The target of this paper is to improve the performance of the microbial electrolysis cell (MEC). The performance of MEC including bio-hydrogen production and energy recovery is depending on the values of three controlling parameters including buffer concentration, dilution factor, and applied voltage.
Therefore, defining the optimal values of three controlling parameters is the challenge of the work.
In this paper the artificial gorilla troops optimization has been combined with and ANFIS modelling to increase the bio-hydrogen production from MEC. At first, using measured data, a model is created to simulate the MEC in terms of three controlling parameters. Then, for first time, an artificial gorilla troops optimization (AGTO) has been used to determine the optimal values of buffer concentration, dilution factor, and applied voltage to boost simultaneously bio-hydrogen production and energy recovery of MEC. To demonstrate the superiority of integration between ANFIS modelling and AGTO, the obtained results are compared with RSM methodology, and artificial neural network integrated with particle swarm optimization.
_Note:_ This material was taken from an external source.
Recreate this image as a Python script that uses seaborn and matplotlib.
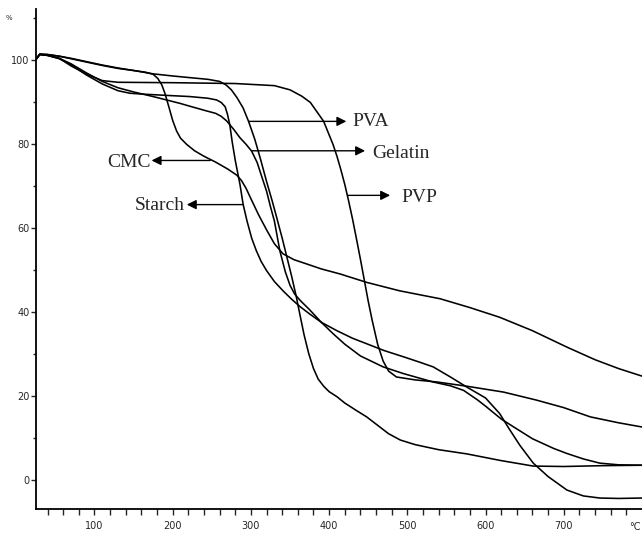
import numpy as np
import pandas as pd
import matplotlib
matplotlib.use("Agg")
import matplotlib.pyplot as plt
import seaborn as sns

# TGA curves (temperature in °C, mass in %)
cmc_temp = [25, 30, 40, 55, 70, 90, 110, 130, 150, 165, 175, 181, 186, 190, 195, 200, 205, 210, 218, 228,
            240, 255, 270, 282, 288, 294, 300, 310, 320, 330, 341, 355, 371, 390, 414, 448, 490, 542, 580,
            618, 660, 704, 740, 770, 800]
cmc_mass = [100, 101.3, 101.2, 100.8, 100.2, 99.4, 98.6, 97.9, 97.4, 97.0, 96.5, 95.5, 94, 92, 88.8, 85.5,
            83, 81.3, 79.8, 78.3, 77, 75.6, 74, 72.5, 71.2, 69.3, 66.9, 63, 59.5, 56.2, 53.8, 52.4, 51.4,
            50.2, 49, 47, 45, 43.1, 41, 38.7, 35.5, 31.6, 28.6, 26.5, 24.7]

pva_temp = [25, 30, 40, 55, 70, 90, 110, 130, 150, 175, 200, 222, 245, 260, 268, 275, 282, 290, 297, 305,
            312, 320, 327, 333, 340, 346, 352, 358, 363, 368, 374, 380, 386, 393, 400, 410, 420, 435, 448,
            462, 476, 491, 510, 540, 576, 620, 661, 700, 750, 800]
pva_mass = [100, 101.3, 101.2, 100.8, 100.3, 99.5, 98.7, 98, 97.4, 96.6, 96.1, 95.7, 95.3, 94.8, 94, 92.8,
            91, 88.5, 85.3, 81, 76.5, 71, 66.5, 62.4, 57.5, 53, 48.5, 43.6, 39, 34.5, 30, 26.5, 24, 22.3,
            21, 19.8, 18.3, 16.5, 15, 13, 11, 9.5, 8.4, 7.2, 6.2, 4.6, 3.3, 3.2, 3.4, 3.5]

gelatin_temp = [25, 30, 40, 55, 70, 90, 110, 130, 150, 175, 209, 222, 243, 255, 262, 269, 278, 286, 294,
                301, 308, 315, 320, 325, 330, 337, 344, 350, 356, 363, 375, 390, 405, 420, 440, 469, 495,
                533, 555, 572, 590, 601, 620, 636, 660, 687, 704, 725, 746, 770, 800]
gelatin_mass = [100, 101.2, 101, 100.3, 99, 96.8, 94.8, 93.3, 92.3, 91.2, 89.6, 88.9, 87.8, 87.2, 86.5,
                85.4, 83.4, 81.4, 79.8, 78.2, 75.5, 71.5, 68.7, 65, 61.6, 54.5, 49.5, 46.3, 44.2, 42.7,
                40.5, 37.5, 34.8, 32.3, 29.5, 26.9, 25.3, 23.3, 22.4, 21.3, 19, 17.4, 14.5, 12.6, 9.8,
                7.5, 6.3, 5, 4, 3.6, 3.5]

starch_temp = [25, 30, 40, 55, 70, 90, 110, 130, 145, 160, 190, 222, 245, 256, 262, 267, 270, 273, 276,
               280, 286, 290, 295, 301, 307, 313, 320, 330, 341, 352, 363, 375, 390, 410, 430, 448, 470,
               495, 516, 533, 555, 576, 600, 618, 630, 644, 661, 680, 704, 725, 746, 770, 800]
starch_mass = [100, 101.2, 101, 100.2, 98.8, 96.3, 94.2, 92.6, 92, 91.8, 91.5, 91.2, 90.8, 90.4, 89.8,
               88.8, 87, 84.5, 80.5, 76, 70.3, 65.6, 61.6, 57.5, 54.5, 52, 49.8, 47.2, 45, 43, 41.2, 39.5,
               37.5, 35.5, 33.7, 32.4, 30.8, 29.3, 28, 26.9, 24.5, 22.1, 19.5, 15.8, 12.2, 8.2, 4, 0.8,
               -2.4, -3.8, -4.3, -4.4, -4.3]

pvp_temp = [25, 30, 40, 55, 70, 90, 110, 130, 200, 280, 330, 350, 365, 376, 393, 405, 410, 415, 420, 425,
            430, 435, 440, 445, 450, 455, 462, 469, 476, 486, 510, 538, 576, 623, 665, 700, 734, 770, 800]
pvp_mass = [100, 101.2, 101, 100.3, 98.5, 96.5, 95, 94.6, 94.5, 94.3, 93.8, 92.8, 91.3, 89.8, 85.3, 79.8,
            77, 73.8, 70.3, 66.3, 62, 57.3, 52.5, 47.5, 42.5, 38, 32.3, 28.3, 25.9, 24.5, 23.8, 23.3,
            22.3, 20.9, 19, 17.2, 15, 13.6, 12.6]

materials = ["CMC", "Starch", "PVA", "Gelatin", "PVP"]
y_ticks = [0, 20, 40, 60, 80, 100]
x_ticks = [100, 200, 300, 400, 500, 600, 700]

series = {
    "CMC": (cmc_temp, cmc_mass),
    "PVA": (pva_temp, pva_mass),
    "Gelatin": (gelatin_temp, gelatin_mass),
    "Starch": (starch_temp, starch_mass),
    "PVP": (pvp_temp, pvp_mass),
}
df = pd.concat(
    [pd.DataFrame({"temp": t, "mass": m, "material": name}) for name, (t, m) in series.items()],
    ignore_index=True,
)

sns.set_style("ticks")
plt.rcParams["font.family"] = ["DejaVu Sans"]

fig = plt.figure(figsize=(6.42, 5.37), dpi=100)
ax = fig.add_axes([0.0558, 0.053, 0.9442, 0.930])

sns.lineplot(data=df, x="temp", y="mass", hue="material", units="material", estimator=None,
             sort=False, palette={m: "black" for m in materials}, legend=False, lw=1.15, ax=ax)

ax.set_xlim(25, 800)
ax.set_ylim(-6.8, 112)
ax.set_xlabel("")
ax.set_ylabel("")
for side in ["top", "right"]:
    ax.spines[side].set_visible(False)
for side in ["left", "bottom"]:
    ax.spines[side].set_linewidth(1.3)
    ax.spines[side].set_color("black")

ax.set_xticks(x_ticks)
ax.set_xticks(np.arange(40, 781, 20), minor=True)
ax.set_yticks(y_ticks)
ax.set_yticks(np.arange(10, 111, 20), minor=True)
ax.tick_params(axis="x", which="both", length=4, width=1, direction="out", labelsize=7, pad=5)
ax.tick_params(axis="y", which="major", length=3.5, width=1, direction="out", labelsize=7, pad=1)
ax.tick_params(axis="y", which="minor", length=2.5, width=1, direction="out")

# little unit marks at the ends of the axes
ax.text(791, -0.037, "°C", transform=ax.get_xaxis_transform(), ha="center", va="center", fontsize=7)
ax.text(-0.045, 110, "%", transform=ax.get_yaxis_transform(), ha="center", va="center", fontsize=5)

# arrows pointing from the curves to the labels
serif = "Liberation Serif"
arrow = dict(arrowstyle="-|>", color="black", lw=1.0, mutation_scale=14, shrinkA=0, shrinkB=0)
notes = [
    ("PVA", (297, 85.3), (422, 85.3), (430, 85.3), "left"),
    ("Gelatin", (301, 78.3), (446, 78.3), (455, 77.6), "left"),
    ("PVP", (424, 67.7), (478, 67.7), (492, 67.2), "left"),
    ("CMC", (248, 76.0), (173, 76.0), (172, 75.6), "right"),
    ("Starch", (290, 65.5), (218, 65.5), (215, 65.3), "right"),
]
for label, start, tip, text_pos, align in notes:
    ax.annotate("", xy=tip, xytext=start, arrowprops=arrow)
    ax.text(text_pos[0], text_pos[1], label, ha=align, va="center", fontsize=14, family=serif)

fig.savefig("out.png", dpi=100)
For hydrogen yield model, the RMSE lowered from 67.5 using RSM to 5.562 using ANFIS (decreased by 91.7%) as compared to RSM. The R-square for prediction rises from 0.94 (using RSM) to 0.99 (using ANFIS) by about 5.32%. For the ANFIS model of energy recovery, the RMSE decreased from 31.7 to 2.83 utilising ANFIS, a decrease of 91%. The R-square for prediction rises from 0.95 (using RSM) to 0.986 (using ANFIS) by about 3.8%. Compared with measured data, the integration between ANFIS and AGTO succeed to increase the hydrogen yield from 576.3 mL/g-VS to 843.32 mL/g-VS. in sum, the total performance of the MEC has been increased by 34.74%, 29.9% and 24.38% respectively compared to measured data, RSM and ANN-PSO.